Rather, it is for the work to speak and begin a dialogue with you. The figure in the “mirror” is not a direct reflection of you or me. And while her dialogue with me is about just how much I should trust my senses, she might be having a very different dialogue with you. Just as we all have our own reflection, so too do we deal with this particular “reflection” of us in our own way, asking of it our own personal questions.

Plato was not some dogmatic, stuffy ancient philosopher who had all the answers. He had questions. And he asked you to have questions, too. Those questions are your own and can be very different from someone else’s. That variety is apparent in the many different questions that the artists of Plato in L.A. inspire you to have through their art. What was important to Plato is that you are constantly willing to ask them—whether you’re visiting a museum, reading philosophy, or even just playing with a piece of Play-Doh.

Notes

1. Donatien Grau, ed., Plato in L.A.: Contemporary Artists’ Visions (Los Angeles: J. Paul Getty Museum, 2018), 45.

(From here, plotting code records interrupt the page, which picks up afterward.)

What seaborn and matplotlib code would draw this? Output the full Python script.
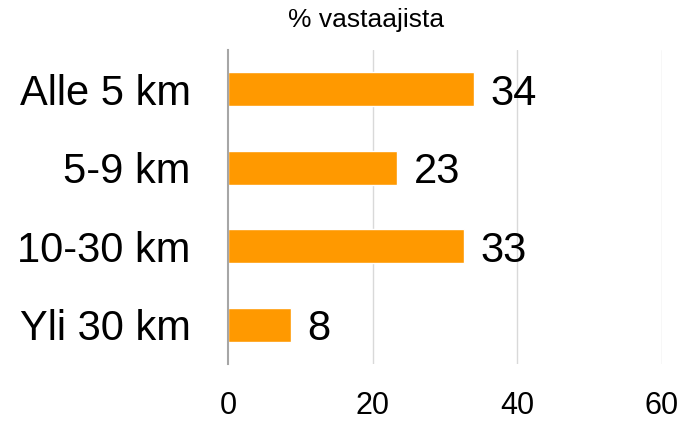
import matplotlib
matplotlib.use("Agg")
import matplotlib.pyplot as plt
import seaborn as sns
import pandas as pd

categories = ["Alle 5 km", "5-9 km", "10-30 km", "Yli 30 km"]
values = [34.0, 23.4, 32.6, 8.7]
value_labels = ["34", "23", "33", "8"]
x_ticks = [0, 20, 40, 60]
title = "% vastaajista"

sns.set_theme(style="white")
plt.rcParams["font.family"] = ["Liberation Sans", "DejaVu Sans"]

df = pd.DataFrame({"cat": categories, "val": values})

fig = plt.figure(figsize=(6.82, 4.21), dpi=100)
ax = fig.add_axes([228 / 682, 1 - 364 / 421, (662 - 228) / 682, (364 - 50) / 421])

sns.barplot(data=df, x="val", y="cat", orient="h", color="#FF9900",
            saturation=1, width=0.43, ax=ax)

ax.set_xlim(0, 60)
ax.set_ylim(3.5, -0.5)
ax.set_xticks(x_ticks)
ax.set_xticklabels([str(t) for t in x_ticks])
ax.tick_params(axis="x", length=0, pad=19.5, labelsize=22, colors="black")
ax.tick_params(axis="y", length=0, pad=27, labelsize=30, colors="black")
ax.set_xlabel("")
ax.set_ylabel("")

for t in x_ticks[1:]:
    ax.axvline(t, color="#d9d9d9", lw=1, zorder=0)

for s in ["top", "right", "bottom"]:
    ax.spines[s].set_visible(False)
ax.spines["left"].set_color("#a6a6a6")
ax.spines["left"].set_linewidth(1.5)
ax.spines["left"].set_zorder(3)

for lab, v, i in zip(value_labels, values, range(len(values))):
    ax.annotate(lab, xy=(v, i), xytext=(12, 0), textcoords="offset points",
                ha="left", va="center_baseline", fontsize=30, color="black")

fig.text(366 / 682, 1 - 27 / 421, title, ha="center", va="baseline",
         fontsize=19, color="black")

fig.savefig("out.png", dpi=100)
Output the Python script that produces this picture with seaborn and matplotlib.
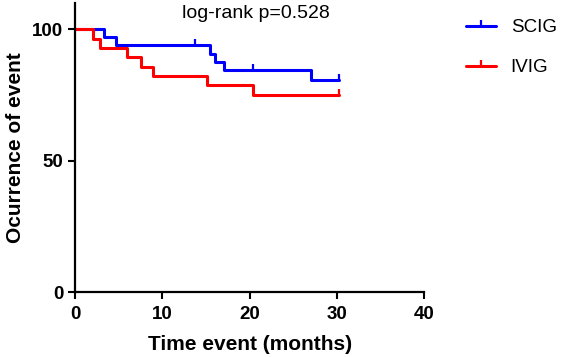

2. To Joseph Kosuth, another artist contributing to the exhibition, exactly where you think Plato falls on this philosophical spectrum is somewhat irrelevant: “It does little good, does it, to distinguish between breaking the eggs and building an omelette. At this end it’s very much the same thing” (Grau, 24).

3. Grau, 66.

4. Grau, 68.

5. Grau, 86.

6. Grau, 101.

7. Grau, 106.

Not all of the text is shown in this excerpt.